* _DATA FOR THIS TASK_:
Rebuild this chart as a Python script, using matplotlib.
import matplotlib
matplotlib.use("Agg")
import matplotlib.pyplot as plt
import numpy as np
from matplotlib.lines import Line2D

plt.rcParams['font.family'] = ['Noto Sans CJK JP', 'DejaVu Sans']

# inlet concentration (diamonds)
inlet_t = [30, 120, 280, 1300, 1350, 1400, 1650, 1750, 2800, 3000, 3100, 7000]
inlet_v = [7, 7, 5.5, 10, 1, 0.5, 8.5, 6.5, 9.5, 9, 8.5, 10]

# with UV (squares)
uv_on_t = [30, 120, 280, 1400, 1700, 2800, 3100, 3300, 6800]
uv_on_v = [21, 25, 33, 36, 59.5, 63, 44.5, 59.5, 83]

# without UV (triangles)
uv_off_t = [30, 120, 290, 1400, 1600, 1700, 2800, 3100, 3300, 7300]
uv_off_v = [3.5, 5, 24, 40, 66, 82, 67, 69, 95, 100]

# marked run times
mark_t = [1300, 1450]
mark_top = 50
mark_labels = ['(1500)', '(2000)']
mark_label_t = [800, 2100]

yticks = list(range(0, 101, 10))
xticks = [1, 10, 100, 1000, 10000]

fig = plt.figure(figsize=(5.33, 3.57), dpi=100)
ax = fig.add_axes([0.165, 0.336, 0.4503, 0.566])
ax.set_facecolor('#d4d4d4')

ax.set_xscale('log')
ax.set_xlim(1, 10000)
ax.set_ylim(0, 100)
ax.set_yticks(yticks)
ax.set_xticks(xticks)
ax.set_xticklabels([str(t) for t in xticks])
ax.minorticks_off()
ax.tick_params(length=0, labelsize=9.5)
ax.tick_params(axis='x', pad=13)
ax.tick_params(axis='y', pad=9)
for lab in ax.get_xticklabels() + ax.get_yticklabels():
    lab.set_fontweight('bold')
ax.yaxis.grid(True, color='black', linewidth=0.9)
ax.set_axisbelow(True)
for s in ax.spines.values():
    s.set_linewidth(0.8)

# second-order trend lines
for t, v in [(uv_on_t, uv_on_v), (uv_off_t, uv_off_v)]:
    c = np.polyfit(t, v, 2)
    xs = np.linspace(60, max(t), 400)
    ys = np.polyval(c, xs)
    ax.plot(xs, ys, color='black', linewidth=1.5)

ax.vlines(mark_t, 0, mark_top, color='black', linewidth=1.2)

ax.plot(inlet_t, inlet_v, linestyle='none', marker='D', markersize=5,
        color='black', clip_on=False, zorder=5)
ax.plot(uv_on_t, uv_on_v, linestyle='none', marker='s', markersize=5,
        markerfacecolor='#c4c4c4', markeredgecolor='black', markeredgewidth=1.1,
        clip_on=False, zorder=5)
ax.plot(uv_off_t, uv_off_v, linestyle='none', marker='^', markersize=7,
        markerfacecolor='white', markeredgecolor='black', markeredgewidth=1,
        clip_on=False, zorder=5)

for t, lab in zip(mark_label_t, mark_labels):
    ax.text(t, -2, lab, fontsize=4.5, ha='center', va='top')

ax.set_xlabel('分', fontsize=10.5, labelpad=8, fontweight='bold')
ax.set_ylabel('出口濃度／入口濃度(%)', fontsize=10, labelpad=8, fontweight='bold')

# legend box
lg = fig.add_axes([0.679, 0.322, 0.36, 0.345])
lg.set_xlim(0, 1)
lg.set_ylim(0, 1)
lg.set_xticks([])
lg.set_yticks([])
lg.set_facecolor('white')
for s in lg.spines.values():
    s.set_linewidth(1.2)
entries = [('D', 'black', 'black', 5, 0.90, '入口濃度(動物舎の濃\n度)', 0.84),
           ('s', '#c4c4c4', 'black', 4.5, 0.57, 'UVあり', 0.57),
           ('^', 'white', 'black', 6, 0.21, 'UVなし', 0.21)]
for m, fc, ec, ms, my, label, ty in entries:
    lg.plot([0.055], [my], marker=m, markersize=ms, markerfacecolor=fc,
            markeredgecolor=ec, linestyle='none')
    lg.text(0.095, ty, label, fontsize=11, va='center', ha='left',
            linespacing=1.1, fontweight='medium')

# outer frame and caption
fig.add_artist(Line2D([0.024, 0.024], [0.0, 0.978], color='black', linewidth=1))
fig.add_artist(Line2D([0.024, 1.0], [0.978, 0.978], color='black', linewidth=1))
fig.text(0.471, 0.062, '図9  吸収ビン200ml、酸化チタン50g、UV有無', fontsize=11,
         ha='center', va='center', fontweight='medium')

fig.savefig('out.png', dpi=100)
==
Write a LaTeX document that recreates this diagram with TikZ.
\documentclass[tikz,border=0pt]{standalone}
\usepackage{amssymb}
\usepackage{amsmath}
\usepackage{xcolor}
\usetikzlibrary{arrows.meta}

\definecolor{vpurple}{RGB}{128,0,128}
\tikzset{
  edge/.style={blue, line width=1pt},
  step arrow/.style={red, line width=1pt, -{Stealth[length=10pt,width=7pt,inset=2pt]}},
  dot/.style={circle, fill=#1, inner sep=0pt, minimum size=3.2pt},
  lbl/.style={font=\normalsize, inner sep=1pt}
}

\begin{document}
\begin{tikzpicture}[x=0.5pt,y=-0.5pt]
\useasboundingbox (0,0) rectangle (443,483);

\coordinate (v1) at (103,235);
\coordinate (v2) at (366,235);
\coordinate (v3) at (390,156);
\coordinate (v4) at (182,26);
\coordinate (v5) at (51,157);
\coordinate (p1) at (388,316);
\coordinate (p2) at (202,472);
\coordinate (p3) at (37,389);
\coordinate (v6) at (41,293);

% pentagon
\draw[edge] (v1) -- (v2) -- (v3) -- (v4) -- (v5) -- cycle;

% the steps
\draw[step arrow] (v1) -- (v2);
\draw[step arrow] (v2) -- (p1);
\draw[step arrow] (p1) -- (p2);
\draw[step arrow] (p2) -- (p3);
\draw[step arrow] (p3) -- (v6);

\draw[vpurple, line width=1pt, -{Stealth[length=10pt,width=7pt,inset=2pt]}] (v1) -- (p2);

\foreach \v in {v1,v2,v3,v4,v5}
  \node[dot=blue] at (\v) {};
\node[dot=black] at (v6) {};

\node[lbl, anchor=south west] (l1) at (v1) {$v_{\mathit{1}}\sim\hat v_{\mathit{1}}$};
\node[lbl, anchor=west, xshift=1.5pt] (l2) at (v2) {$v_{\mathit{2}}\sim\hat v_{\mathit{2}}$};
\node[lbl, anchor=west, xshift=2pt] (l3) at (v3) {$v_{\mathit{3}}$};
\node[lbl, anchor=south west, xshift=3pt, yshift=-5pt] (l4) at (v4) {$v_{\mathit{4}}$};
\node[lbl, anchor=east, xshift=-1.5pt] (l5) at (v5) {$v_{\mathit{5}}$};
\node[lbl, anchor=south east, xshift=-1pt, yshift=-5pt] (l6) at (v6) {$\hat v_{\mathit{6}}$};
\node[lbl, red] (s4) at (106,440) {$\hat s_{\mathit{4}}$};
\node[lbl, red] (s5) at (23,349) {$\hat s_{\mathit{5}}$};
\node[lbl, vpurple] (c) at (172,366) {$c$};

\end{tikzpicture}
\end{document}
==
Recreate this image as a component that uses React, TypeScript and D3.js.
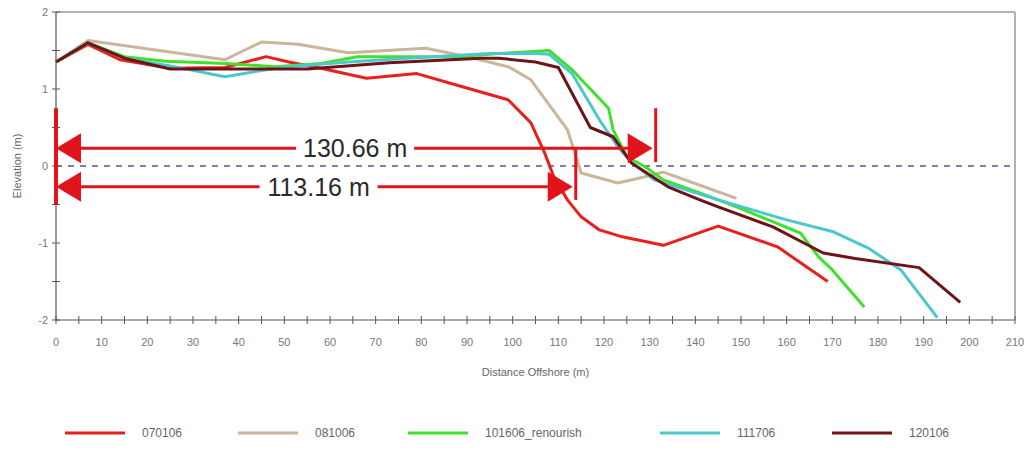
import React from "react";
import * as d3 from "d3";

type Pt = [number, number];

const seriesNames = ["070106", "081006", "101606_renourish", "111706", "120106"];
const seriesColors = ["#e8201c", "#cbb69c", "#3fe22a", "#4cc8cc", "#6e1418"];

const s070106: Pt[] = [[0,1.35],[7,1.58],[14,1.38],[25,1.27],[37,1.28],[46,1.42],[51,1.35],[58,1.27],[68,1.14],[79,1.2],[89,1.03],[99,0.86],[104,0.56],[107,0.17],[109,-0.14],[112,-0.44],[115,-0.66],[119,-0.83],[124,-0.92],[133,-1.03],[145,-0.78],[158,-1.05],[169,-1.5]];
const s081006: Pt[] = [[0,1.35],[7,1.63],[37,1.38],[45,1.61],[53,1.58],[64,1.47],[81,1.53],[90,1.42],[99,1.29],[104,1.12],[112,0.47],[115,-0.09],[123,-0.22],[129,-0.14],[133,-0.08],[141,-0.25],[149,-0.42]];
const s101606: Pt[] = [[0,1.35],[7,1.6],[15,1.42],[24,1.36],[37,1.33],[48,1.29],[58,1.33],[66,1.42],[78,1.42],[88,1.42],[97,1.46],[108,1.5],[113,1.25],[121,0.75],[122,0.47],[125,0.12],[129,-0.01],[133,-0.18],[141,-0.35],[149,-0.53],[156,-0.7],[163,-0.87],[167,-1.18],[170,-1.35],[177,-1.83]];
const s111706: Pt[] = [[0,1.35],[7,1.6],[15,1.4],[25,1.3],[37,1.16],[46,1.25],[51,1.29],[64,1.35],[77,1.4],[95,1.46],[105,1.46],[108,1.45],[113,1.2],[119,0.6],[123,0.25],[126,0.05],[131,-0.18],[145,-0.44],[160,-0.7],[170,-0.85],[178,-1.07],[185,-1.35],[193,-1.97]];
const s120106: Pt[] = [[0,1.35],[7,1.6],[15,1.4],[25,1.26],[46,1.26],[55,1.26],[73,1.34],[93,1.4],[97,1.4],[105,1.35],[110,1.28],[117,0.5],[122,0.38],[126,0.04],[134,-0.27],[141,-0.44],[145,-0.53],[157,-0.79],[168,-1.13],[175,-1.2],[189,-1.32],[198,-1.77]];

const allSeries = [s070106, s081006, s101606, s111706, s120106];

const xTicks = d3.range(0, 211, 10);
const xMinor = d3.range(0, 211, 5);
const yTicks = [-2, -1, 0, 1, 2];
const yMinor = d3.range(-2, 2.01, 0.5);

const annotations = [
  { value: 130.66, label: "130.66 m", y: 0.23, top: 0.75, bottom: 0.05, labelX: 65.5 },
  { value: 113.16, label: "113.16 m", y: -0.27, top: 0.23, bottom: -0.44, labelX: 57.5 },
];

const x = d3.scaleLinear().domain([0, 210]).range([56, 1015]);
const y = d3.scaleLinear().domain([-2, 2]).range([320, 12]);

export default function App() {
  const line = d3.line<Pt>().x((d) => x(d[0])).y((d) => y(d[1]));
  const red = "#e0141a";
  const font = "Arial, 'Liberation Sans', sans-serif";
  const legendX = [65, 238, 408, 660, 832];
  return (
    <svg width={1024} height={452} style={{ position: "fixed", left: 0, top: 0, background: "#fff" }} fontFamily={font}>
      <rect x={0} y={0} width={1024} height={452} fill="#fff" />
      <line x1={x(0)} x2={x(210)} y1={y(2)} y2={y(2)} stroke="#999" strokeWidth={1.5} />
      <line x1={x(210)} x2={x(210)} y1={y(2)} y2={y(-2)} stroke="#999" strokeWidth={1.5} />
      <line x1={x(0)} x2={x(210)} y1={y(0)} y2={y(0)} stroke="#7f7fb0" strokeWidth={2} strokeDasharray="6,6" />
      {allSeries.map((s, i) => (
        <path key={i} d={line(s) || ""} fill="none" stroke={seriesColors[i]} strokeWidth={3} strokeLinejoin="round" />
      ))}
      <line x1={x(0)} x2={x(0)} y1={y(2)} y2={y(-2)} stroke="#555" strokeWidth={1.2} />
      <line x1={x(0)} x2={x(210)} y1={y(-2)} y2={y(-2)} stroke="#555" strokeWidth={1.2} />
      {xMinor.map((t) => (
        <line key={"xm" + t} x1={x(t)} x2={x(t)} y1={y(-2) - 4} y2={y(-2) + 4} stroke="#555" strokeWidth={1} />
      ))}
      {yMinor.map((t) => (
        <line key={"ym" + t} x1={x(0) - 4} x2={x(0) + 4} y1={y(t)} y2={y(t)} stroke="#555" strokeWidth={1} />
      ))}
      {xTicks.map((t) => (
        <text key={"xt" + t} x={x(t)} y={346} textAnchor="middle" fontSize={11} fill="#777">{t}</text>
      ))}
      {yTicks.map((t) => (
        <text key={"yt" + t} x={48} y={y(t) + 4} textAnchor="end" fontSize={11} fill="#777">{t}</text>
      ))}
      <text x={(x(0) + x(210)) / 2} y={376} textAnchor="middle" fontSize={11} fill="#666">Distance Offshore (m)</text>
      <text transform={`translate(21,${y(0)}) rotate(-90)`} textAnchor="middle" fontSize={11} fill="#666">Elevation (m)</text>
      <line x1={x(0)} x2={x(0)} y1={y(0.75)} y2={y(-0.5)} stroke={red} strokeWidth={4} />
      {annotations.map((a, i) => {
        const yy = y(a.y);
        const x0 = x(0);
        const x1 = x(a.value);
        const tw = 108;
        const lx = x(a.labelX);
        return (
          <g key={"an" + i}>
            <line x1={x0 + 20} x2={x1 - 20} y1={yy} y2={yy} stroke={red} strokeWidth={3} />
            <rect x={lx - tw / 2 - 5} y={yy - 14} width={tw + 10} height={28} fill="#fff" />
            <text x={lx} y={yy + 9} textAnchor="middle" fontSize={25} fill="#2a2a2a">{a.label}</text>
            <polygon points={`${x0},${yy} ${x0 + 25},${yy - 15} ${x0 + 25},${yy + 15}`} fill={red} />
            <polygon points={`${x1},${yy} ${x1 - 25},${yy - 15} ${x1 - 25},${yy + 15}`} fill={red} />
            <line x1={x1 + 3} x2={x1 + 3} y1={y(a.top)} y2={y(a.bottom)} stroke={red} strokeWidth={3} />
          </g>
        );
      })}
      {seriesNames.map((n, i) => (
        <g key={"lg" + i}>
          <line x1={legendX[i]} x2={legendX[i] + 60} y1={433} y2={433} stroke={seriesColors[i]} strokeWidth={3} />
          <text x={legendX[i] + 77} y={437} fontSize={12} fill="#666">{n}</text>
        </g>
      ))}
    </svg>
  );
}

* _TASK PROMPT_: The lines to be given again exactly are those from the one containing "Rebuild this chart" up to and including the one containing "plt.rcParams['font.family'] = ['Noto".

* _COMPLETED EXERCISE_:
Rebuild this chart as a Python script, using matplotlib.
import matplotlib
matplotlib.use("Agg")
import matplotlib.pyplot as plt
import numpy as np
from matplotlib.lines import Line2D

plt.rcParams['font.family'] = ['Noto Sans CJK JP', 'DejaVu Sans']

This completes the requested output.